**DATASET EXCERPT:**

══════════════════════════════

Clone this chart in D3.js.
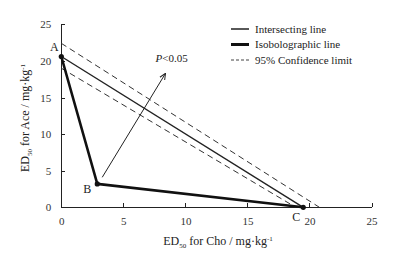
<!DOCTYPE html>
<meta charset="utf-8">
<style>
body { margin: 0; background: #fff; }
svg text { font-family: "Liberation Serif", "Times New Roman", Times, "DejaVu Serif", serif; fill: #222; }
.axis path, .axis line { stroke: #222; stroke-width: 1px; shape-rendering: crispEdges; }
.axis text { font-size: 11px; fill: #333; }
</style>
<body>
<script src="https://d3js.org/d3.v7.min.js"></script>
<script>

// data
var xTicks = [0, 5, 10, 15, 20, 25];
var yTicks = [0, 5, 10, 15, 20, 25];
var isobolo = [[0, 20.6], [2.9, 3.2], [19.5, 0]];   // A, B, C
var intersecting = [[0, 20.6], [19.5, 0]];
var upperLimit = [[0, 22.4], [20.8, 0]];
var lowerLimit = [[0, 19.0], [18.9, 0]];
var pointLabels = ["A", "B", "C"];
var arrow = [[3.3, 4.1], [8.4, 18.3]];
var legendNames = ["Intersecting line", "Isobolographic line", "95% Confidence limit"];

var W = 419, H = 254;
var serif = "'Liberation Serif', 'Times New Roman', Times, serif";
var x = d3.scaleLinear().domain([0, 25]).range([61.3, 371.5]);
var y = d3.scaleLinear().domain([0, 25]).range([207.3, 24.3]);

var svg = d3.select("body").append("svg")
    .attr("width", W).attr("height", H)
    .attr("font-family", serif);

svg.append("defs").append("marker")
    .attr("id", "arr")
    .attr("viewBox", "0 0 10 10")
    .attr("refX", 9).attr("refY", 5)
    .attr("markerWidth", 7).attr("markerHeight", 7)
    .attr("orient", "auto")
  .append("path")
    .attr("d", "M0,1 L9,5 L0,9")
    .attr("fill", "none")
    .attr("stroke", "#222")
    .attr("stroke-width", 1.4);

// axes, ticks pointing inward
var xAxis = svg.append("g").attr("class", "axis")
    .attr("transform", "translate(0," + y(0) + ")")
    .call(d3.axisBottom(x).tickValues(xTicks).tickSize(-4).tickPadding(10).tickSizeOuter(0));
var yAxis = svg.append("g").attr("class", "axis")
    .attr("transform", "translate(" + x(0) + ",0)")
    .call(d3.axisLeft(y).tickValues(yTicks).tickSize(-4).tickPadding(10).tickSizeOuter(0));
svg.selectAll(".axis").attr("font-family", serif);

var line = d3.line().x(function(d) { return x(d[0]); }).y(function(d) { return y(d[1]); });

// confidence limits
[upperLimit, lowerLimit].forEach(function(l) {
  svg.append("path").datum(l)
      .attr("d", line)
      .attr("fill", "none")
      .attr("stroke", "#333")
      .attr("stroke-width", 1)
      .attr("stroke-dasharray", "6,4");
});

svg.append("path").datum(intersecting)
    .attr("d", line)
    .attr("fill", "none")
    .attr("stroke", "#222")
    .attr("stroke-width", 1.4);

svg.append("path").datum(isobolo)
    .attr("d", line)
    .attr("fill", "none")
    .attr("stroke", "#111")
    .attr("stroke-width", 2.6)
    .attr("stroke-linejoin", "round");

svg.selectAll(".pt").data(isobolo).enter().append("circle")
    .attr("cx", function(d) { return x(d[0]); })
    .attr("cy", function(d) { return y(d[1]); })
    .attr("r", 2.6)
    .attr("fill", "#111");

var labOff = [[-7, -8], [-10, 6], [-7, 11]];
svg.selectAll(".lab").data(isobolo).enter().append("text")
    .attr("x", function(d, i) { return x(d[0]) + labOff[i][0]; })
    .attr("y", function(d, i) { return y(d[1]) + labOff[i][1]; })
    .attr("text-anchor", "middle")
    .attr("dominant-baseline", "middle")
    .style("font-size", "12px")
    .text(function(d, i) { return pointLabels[i]; });

// arrow
svg.append("path").datum(arrow)
    .attr("d", line)
    .attr("stroke", "#222")
    .attr("stroke-width", 1)
    .attr("marker-end", "url(#arr)");

var pt = svg.append("text")
    .attr("x", x(7.6)).attr("y", y(18.7) - 8)
    .style("font-size", "11px");
pt.append("tspan").style("font-style", "italic").text("P");
pt.append("tspan").text("<0.05");

// legend
var leg = svg.append("g").attr("transform", "translate(231,29)");
var styles = [{w: 1.4, d: null}, {w: 3, d: null}, {w: 0.8, d: "3,2"}];
legendNames.forEach(function(n, i) {
  var g = leg.append("g").attr("transform", "translate(0," + (i * 15.5) + ")");
  g.append("line").attr("x1", 0).attr("x2", 18)
      .attr("stroke", "#111").attr("stroke-width", styles[i].w)
      .attr("stroke-dasharray", styles[i].d);
  g.append("text").attr("x", 24).attr("y", 0).attr("dy", "0.35em")
      .style("font-size", "11px").text(n);
});

// axis titles
var xt = svg.append("text")
    .attr("x", 218).attr("y", 245)
    .attr("text-anchor", "middle")
    .style("font-size", "12px");
xt.append("tspan").text("ED");
xt.append("tspan").attr("dy", 3).style("font-size", "7px").text("50");
xt.append("tspan").attr("dy", -3).text(" for Cho / mg·kg");
xt.append("tspan").attr("dy", -4).style("font-size", "7px").text("-1");

var yt = svg.append("text")
    .attr("transform", "translate(29,118) rotate(-90)")
    .attr("text-anchor", "middle")
    .style("font-size", "12px");
yt.append("tspan").text("ED");
yt.append("tspan").attr("dy", 3).style("font-size", "7px").text("50");
yt.append("tspan").attr("dy", -3).text(" for Ace / mg·kg");
yt.append("tspan").attr("dy", -4).style("font-size", "7px").text("-1");

</script>
</body>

══════════════════════════════

**WHAT THIS TASK INVOLVES:** Omit pictures; set down the rest of the material word for word.

**EXERCISE RESPONSE:**
Clone this chart in D3.js.
<!DOCTYPE html>
<meta charset="utf-8">
<style>
body { margin: 0; background: #fff; }
svg text { font-family: "Liberation Serif", "Times New Roman", Times, "DejaVu Serif", serif; fill: #222; }
.axis path, .axis line { stroke: #222; stroke-width: 1px; shape-rendering: crispEdges; }
.axis text { font-size: 11px; fill: #333; }
</style>
<body>
<script src="https://d3js.org/d3.v7.min.js"></script>
<script>

// data
var xTicks = [0, 5, 10, 15, 20, 25];
var yTicks = [0, 5, 10, 15, 20, 25];
var isobolo = [[0, 20.6], [2.9, 3.2], [19.5, 0]];   // A, B, C
var intersecting = [[0, 20.6], [19.5, 0]];
var upperLimit = [[0, 22.4], [20.8, 0]];
var lowerLimit = [[0, 19.0], [18.9, 0]];
var pointLabels = ["A", "B", "C"];
var arrow = [[3.3, 4.1], [8.4, 18.3]];
var legendNames = ["Intersecting line", "Isobolographic line", "95% Confidence limit"];

var W = 419, H = 254;
var serif = "'Liberation Serif', 'Times New Roman', Times, serif";
var x = d3.scaleLinear().domain([0, 25]).range([61.3, 371.5]);
var y = d3.scaleLinear().domain([0, 25]).range([207.3, 24.3]);

var svg = d3.select("body").append("svg")
    .attr("width", W).attr("height", H)
    .attr("font-family", serif);

svg.append("defs").append("marker")
    .attr("id", "arr")
    .attr("viewBox", "0 0 10 10")
    .attr("refX", 9).attr("refY", 5)
    .attr("markerWidth", 7).attr("markerHeight", 7)
    .attr("orient", "auto")
  .append("path")
    .attr("d", "M0,1 L9,5 L0,9")
    .attr("fill", "none")
    .attr("stroke", "#222")
    .attr("stroke-width", 1.4);

// axes, ticks pointing inward
var xAxis = svg.append("g").attr("class", "axis")
    .attr("transform", "translate(0," + y(0) + ")")
    .call(d3.axisBottom(x).tickValues(xTicks).tickSize(-4).tickPadding(10).tickSizeOuter(0));
var yAxis = svg.append("g").attr("class", "axis")
    .attr("transform", "translate(" + x(0) + ",0)")
    .call(d3.axisLeft(y).tickValues(yTicks).tickSize(-4).tickPadding(10).tickSizeOuter(0));
svg.selectAll(".axis").attr("font-family", serif);

var line = d3.line().x(function(d) { return x(d[0]); }).y(function(d) { return y(d[1]); });

// confidence limits
[upperLimit, lowerLimit].forEach(function(l) {
  svg.append("path").datum(l)
      .attr("d", line)
      .attr("fill", "none")
      .attr("stroke", "#333")
      .attr("stroke-width", 1)
      .attr("stroke-dasharray", "6,4");
});

svg.append("path").datum(intersecting)
    .attr("d", line)
    .attr("fill", "none")
    .attr("stroke", "#222")
    .attr("stroke-width", 1.4);

svg.append("path").datum(isobolo)
    .attr("d", line)
    .attr("fill", "none")
    .attr("stroke", "#111")
    .attr("stroke-width", 2.6)
    .attr("stroke-linejoin", "round");

svg.selectAll(".pt").data(isobolo).enter().append("circle")
    .attr("cx", function(d) { return x(d[0]); })
    .attr("cy", function(d) { return y(d[1]); })
    .attr("r", 2.6)
    .attr("fill", "#111");

var labOff = [[-7, -8], [-10, 6], [-7, 11]];
svg.selectAll(".lab").data(isobolo).enter().append("text")
    .attr("x", function(d, i) { return x(d[0]) + labOff[i][0]; })
    .attr("y", function(d, i) { return y(d[1]) + labOff[i][1]; })
    .attr("text-anchor", "middle")
    .attr("dominant-baseline", "middle")
    .style("font-size", "12px")
    .text(function(d, i) { return pointLabels[i]; });

// arrow
svg.append("path").datum(arrow)
    .attr("d", line)
    .attr("stroke", "#222")
    .attr("stroke-width", 1)
    .attr("marker-end", "url(#arr)");

var pt = svg.append("text")
    .attr("x", x(7.6)).attr("y", y(18.7) - 8)
    .style("font-size", "11px");
pt.append("tspan").style("font-style", "italic").text("P");
pt.append("tspan").text("<0.05");

// legend
var leg = svg.append("g").attr("transform", "translate(231,29)");
var styles = [{w: 1.4, d: null}, {w: 3, d: null}, {w: 0.8, d: "3,2"}];
legendNames.forEach(function(n, i) {
  var g = leg.append("g").attr("transform", "translate(0," + (i * 15.5) + ")");
  g.append("line").attr("x1", 0).attr("x2", 18)
      .attr("stroke", "#111").attr("stroke-width", styles[i].w)
      .attr("stroke-dasharray", styles[i].d);
  g.append("text").attr("x", 24).attr("y", 0).attr("dy", "0.35em")
      .style("font-size", "11px").text(n);
});

// axis titles
var xt = svg.append("text")
    .attr("x", 218).attr("y", 245)
    .attr("text-anchor", "middle")
    .style("font-size", "12px");
xt.append("tspan").text("ED");
xt.append("tspan").attr("dy", 3).style("font-size", "7px").text("50");
xt.append("tspan").attr("dy", -3).text(" for Cho / mg·kg");
xt.append("tspan").attr("dy", -4).style("font-size", "7px").text("-1");

var yt = svg.append("text")
    .attr("transform", "translate(29,118) rotate(-90)")
    .attr("text-anchor", "middle")
    .style("font-size", "12px");
yt.append("tspan").text("ED");
yt.append("tspan").attr("dy", 3).style("font-size", "7px").text("50");
yt.append("tspan").attr("dy", -3).text(" for Ace / mg·kg");
yt.append("tspan").attr("dy", -4).style("font-size", "7px").text("-1");

</script>
</body>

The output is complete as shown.